Samuel Loy Johnson
Date of Birth: June 20, 1919
Place of Birth: Pratt, Kansas
Father and Mother’s Names: Samuel Loy Johnson, Jr. and Maud Lulu Overton
Date Entered Service: January 7, 1942
Service Branch: Navy
Service Number: 3426059
Rank: Radioman, Third Class
Division/Company/Unit info:
USS Herring (SS-233), Submarine Service.
Riley Connection: TBD
Date of Death (and Age): June 1, 1944 (age 24)
Place of Death: Near Point Tagan, Matsuwa Island, Kuriles. Sunk by gunfire from shore batteries. Japanese information indicates that the Herring was sunk on 1 June 1944, two kilometers south of Point Tagan on Matsuwa Island in the Kuriles. The report states that two merchant ships, Hiburu Maru and Iwaki Maru, were sunk by American torpedoes while at anchor at Matsuwa. In a counter-attack, a shore battery scored two direct hits on the conning tower, and "bubbles covered an area about 5 meters wide, and heavy oil covered an area of approximately 15 miles." The position of this attack was around 150 miles from the position where Herring met BARB; the attack occured on the day after the Barb picked up her prisoner. Barb and Herring were the only U. S. submarines in the area at the time and BARB did not make the attack on the anchored ships referred to above. As a result of the attacks reported by Barb and by the Japanese, Herring has been credited with four ships and 13,202 tons sunk for her last patrol.
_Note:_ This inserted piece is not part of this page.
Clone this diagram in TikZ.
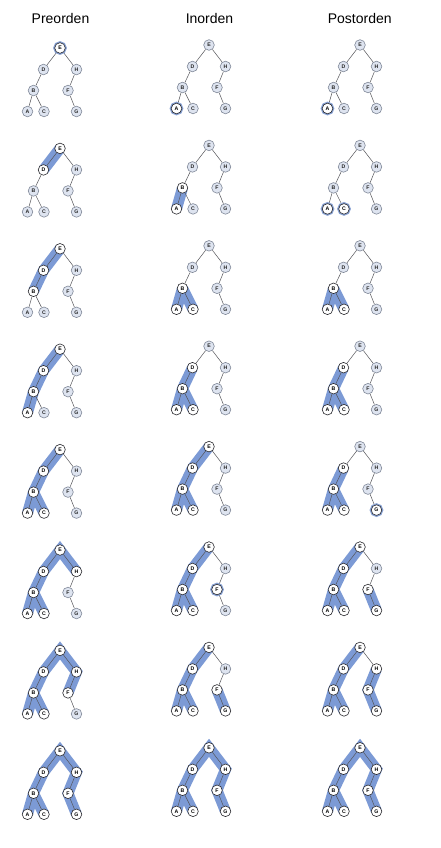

For her first seven patrols, Herring sank nine ships, totaling 45,200 tons, and damaged two, totaling an additional 8,400 tons. Her first four patrols were in the Atlantic, the first three off the coast of Spain, and the fourth near Iceland. The first netted an Axis freighter, while on the second Herring saw no enemy ships. Her third patrol saw her sink a Nazi U-boat, and her fourth was again unproductive of enemy targets. Her fifth patrol was the passage from the United Kingdom, where she had been based for her Atlantic patrols, to New London, Connecticut, thence to Pearl Harbor. She patrolled the East China Sea on her sixth war run, and sank two large transports, a freighter, and a small escort type vessel. HERRING's seventh patrol was in the area just south of the Japanese home islands; here she damaged a destroyer type vessel. - Navy Papers 15,784, 1949 Issue.
Grave Location: Oakwood Cemetery, Baldwin City, Douglas County, Kansas (Memorial Stone).